Interventionism and blowback
Aside from violating the principles of the free market, democracy, and nonintervention, U.S. adventures overseas have also produced terrible backlashes. This happened throughout Latin America, as revolutionaries such as Che Guevara became radicalized at the sight of U.S. disasters in his region. We see it today in the war on terror, with al-Qaeda active in Iraq, a country where it previously was nowhere to be found.
But such backlash is probably clearest in the example of Iran, where, as Kinzer reminds us, the U.S. government overthrew the democratically elected leader in favor of its ally, the shah. This created such anti-American sentiment in Iran and the rest of the Middle East, culminating first in the radical Iranian revolution in 1979, which very likely produced far worse results than we would have seen had the United States left Iran alone, and leading to the current conflicts between the United States and the Middle East. As Kinzer sums it up, the shah’s
repression ultimately set off a revolution that brought radical fundamentalists to power…. [These] radicals sponsored deadly acts of terror against Western targets…. Their example inspired Muslim fanatics around the world, including in neighboring Afghanistan, where the Taliban gave sanctuary to militants who carried out devastating attacks against the United States on September 11, 2001.
The patterns continue. Kinzer does a great job of exploring the issues of the Afghanistan and Iraq interventions as well, but the most fascinating material, and the least discussed in other books coming out these days, concerns earlier interventions where we see so many of the same themes repeating over and over — ones that are uncomfortably evocative of U.S. foreign-policy crises today. The answer to those problems is for America to adopt a noninterventionist foreign policy as quickly as possible. As bad as things look now, they could get worse. Kinzer informs his readers that, during the crucial deliberations over U.S. policy in Vietnam in the Kennedy White House, officials came to decide “between two awful alternatives”: either supporting Diem, the U.S. ally who was losing his grasp on South Vietnam, or overthrowing him.

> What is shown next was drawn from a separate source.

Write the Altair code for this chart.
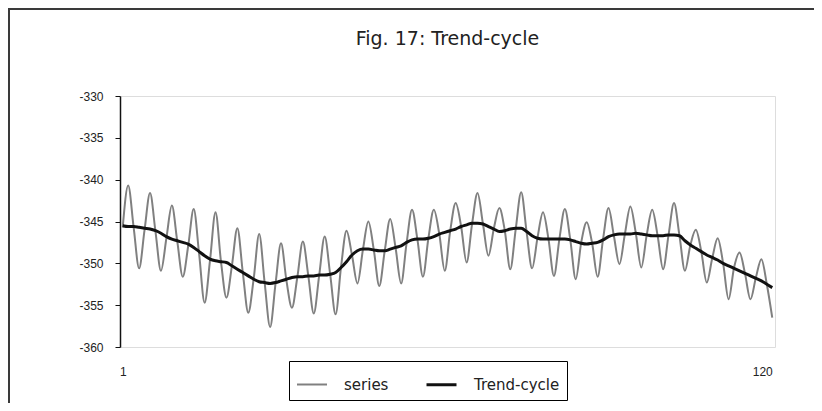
import altair as alt
import pandas as pd

t = list(range(1, 121))

series = [
    -345.7, -340.7, -345.7, -350.6, -346.0, -341.6, -346.2, -350.9,
    -347.0, -343.1, -347.4, -351.6, -347.9, -343.5, -348.9, -354.7,
    -349.6, -343.9, -349.8, -354.1, -350.3, -345.8, -351.1, -355.9,
    -351.8, -346.5, -352.3, -357.6, -352.4, -347.6, -352.1, -355.3,
    -351.6, -347.4, -351.5, -356.0, -351.4, -346.8, -351.3, -356.1,
    -350.4, -346.1, -349.0, -352.4, -348.4, -345.0, -348.4, -352.7,
    -348.5, -344.7, -348.2, -352.4, -347.6, -343.6, -347.2, -351.6,
    -347.0, -343.6, -346.5, -350.9, -346.1, -342.8, -345.6, -349.9,
    -345.3, -341.6, -345.3, -349.1, -345.8, -343.4, -346.1, -350.7,
    -345.9, -341.5, -346.3, -350.6, -346.9, -343.9, -347.1, -351.5,
    -347.1, -343.5, -347.2, -351.9, -347.5, -345.1, -347.6, -351.6,
    -347.1, -343.4, -346.8, -350.1, -346.5, -343.2, -346.4, -350.5,
    -346.6, -343.6, -346.7, -350.7, -346.6, -342.8, -346.7, -350.9,
    -347.8, -346.0, -348.6, -352.3, -349.4, -347.0, -350.0, -354.3,
    -350.5, -348.7, -351.2, -354.3, -351.7, -349.5, -352.5, -356.5,
]

trend = [
    -345.5, -345.6, -345.6, -345.7, -345.8, -345.9, -346.1, -346.4,
    -346.8, -347.1, -347.3, -347.5, -347.7, -348.1, -348.6, -349.1,
    -349.5, -349.7, -349.8, -349.9, -350.3, -350.7, -351.1, -351.5,
    -351.9, -352.2, -352.3, -352.4, -352.3, -352.1, -351.9, -351.7,
    -351.6, -351.6, -351.5, -351.5, -351.4, -351.4, -351.3, -351.1,
    -350.5, -349.8, -349.0, -348.5, -348.3, -348.3, -348.4, -348.5,
    -348.5, -348.3, -348.1, -347.9, -347.5, -347.2, -347.1, -347.1,
    -347.0, -346.8, -346.5, -346.3, -346.1, -345.9, -345.6, -345.4,
    -345.2, -345.2, -345.3, -345.6, -345.9, -346.2, -346.1, -345.9,
    -345.8, -345.8, -346.2, -346.7, -347.0, -347.1, -347.1, -347.1,
    -347.1, -347.1, -347.2, -347.4, -347.6, -347.7, -347.6, -347.5,
    -347.2, -346.8, -346.6, -346.5, -346.5, -346.5, -346.4, -346.5,
    -346.6, -346.7, -346.7, -346.7, -346.6, -346.6, -346.7, -347.3,
    -347.8, -348.2, -348.6, -349.0, -349.3, -349.6, -350.0, -350.3,
    -350.6, -350.9, -351.2, -351.5, -351.8, -352.1, -352.5, -352.9,
]

names = ["series", "Trend-cycle"]
x_labels = [1, 120]
y_ticks = [-360, -355, -350, -345, -340, -335, -330]

df = pd.DataFrame({
    "t": t + t,
    "value": series + trend,
    "name": [names[0]] * len(t) + [names[1]] * len(t),
})

legend = alt.Legend(
    orient="none", legendX=169, legendY=265, direction="horizontal",
    title=None, symbolType="stroke", symbolSize=900,
    labelFont="DejaVu Sans", labelFontSize=15, labelColor="#222222",
    strokeColor="#000000", padding=7, columnPadding=31, labelOffset=16,
)

x_enc = alt.X(
    "t:Q",
    scale=alt.Scale(domain=[0.5, 120.5], nice=False, zero=False),
    axis=alt.Axis(
        values=x_labels, title=None, grid=False, domain=False, ticks=False,
        labelPadding=19, labelFont="Liberation Sans", labelFontSize=12,
        labelColor="#222222",
        labelAlign={"condition": {"test": "datum.value == 120", "value": "right"}, "value": "center"},
    ),
)
y_enc = alt.Y(
    "value:Q",
    scale=alt.Scale(domain=[-360, -330], nice=False, zero=False),
    axis=alt.Axis(
        values=y_ticks, title=None, grid=False, tickSize=5, tickColor="#111111",
        domainColor="#111111", domainWidth=1.5, labelPadding=12,
        labelFont="Liberation Sans", labelFontSize=12, labelColor="#222222",
        labelExpr="toString(datum.value)",
    ),
)
color_enc = alt.Color(
    "name:N",
    scale=alt.Scale(domain=names, range=["#808080", "#111111"]),
    legend=legend,
)
width_enc = alt.StrokeWidth(
    "name:N",
    scale=alt.Scale(domain=names, range=[2, 3]),
    legend=legend,
)

base = alt.Chart(df).mark_line(interpolate="monotone").encode(
    x=x_enc, y=y_enc, color=color_enc, strokeWidth=width_enc
)
series_layer = base.transform_filter(alt.datum.name == "series")
trend_layer = base.transform_filter(alt.datum.name == "Trend-cycle")

frame = alt.Chart(pd.DataFrame({"k": [0]})).mark_rect(
    filled=False, stroke="#3a3a3a", strokeWidth=2, clip=False
).encode(
    x=alt.value(-111), x2=alt.value(720),
    y=alt.value(-87), y2=alt.value(340),
)

chart = alt.layer(frame, series_layer, trend_layer).properties(
    width=655,
    height=251,
    autosize=alt.AutoSizeParams(type="none"),
    padding={"left": 112, "top": 88, "right": 39, "bottom": 56},
    title=alt.TitleParams(
        "Fig. 17: Trend-cycle", font="DejaVu Sans", fontSize=19,
        fontWeight="normal", color="#222222", anchor="middle",
        frame="group", baseline="alphabetic", offset=-56,
    ),
).configure_view(
    stroke="#a0a0a0", strokeWidth=2
).configure(background="white")

chart.save("out.html", embed_options={"renderer": "svg", "actions": False})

The United States could simply have washed its hands of the crisis and left it for the Vietnamese to resolve. That would probably have led to the establishment of Communist or pro-Communist rule over the entire country, but that is what ultimately happened anyway. A withdrawal at this point would have saved hundreds of thousands of lives, avoided the devastation of Vietnam, and spared the United States its greatest national trauma since the Civil War.
Instead of pulling out of Vietnam, the U.S. government chose to overthrow its ally and ended up in an escalating and terrible war. Today, we see a perverse situation in the Middle East, where the United States has remarkably empowered the radical mullahs in its ousting of the same secular regime it had previously supported because the radical mullahs were supposedly not so bad. If the United States isn’t yet involved in another Vietnam, now is the time to prevent it. It is time to get out. For this to happen, Americans must reclaim the anti-interventionist leanings they abandoned sometime around the Spanish-American War. Kinzer says the anti-interventionists lost that battle, and thus the struggle over America’s foreign-policy orientation, “not because they were too radical but because they were not radical enough.”
To win the debate, to help restore America to its proper place as a country of peace and freedom, we must be radical in our opposition to U.S. interventionism. Overthrow is a very important piece of intellectual ammunition for this battle.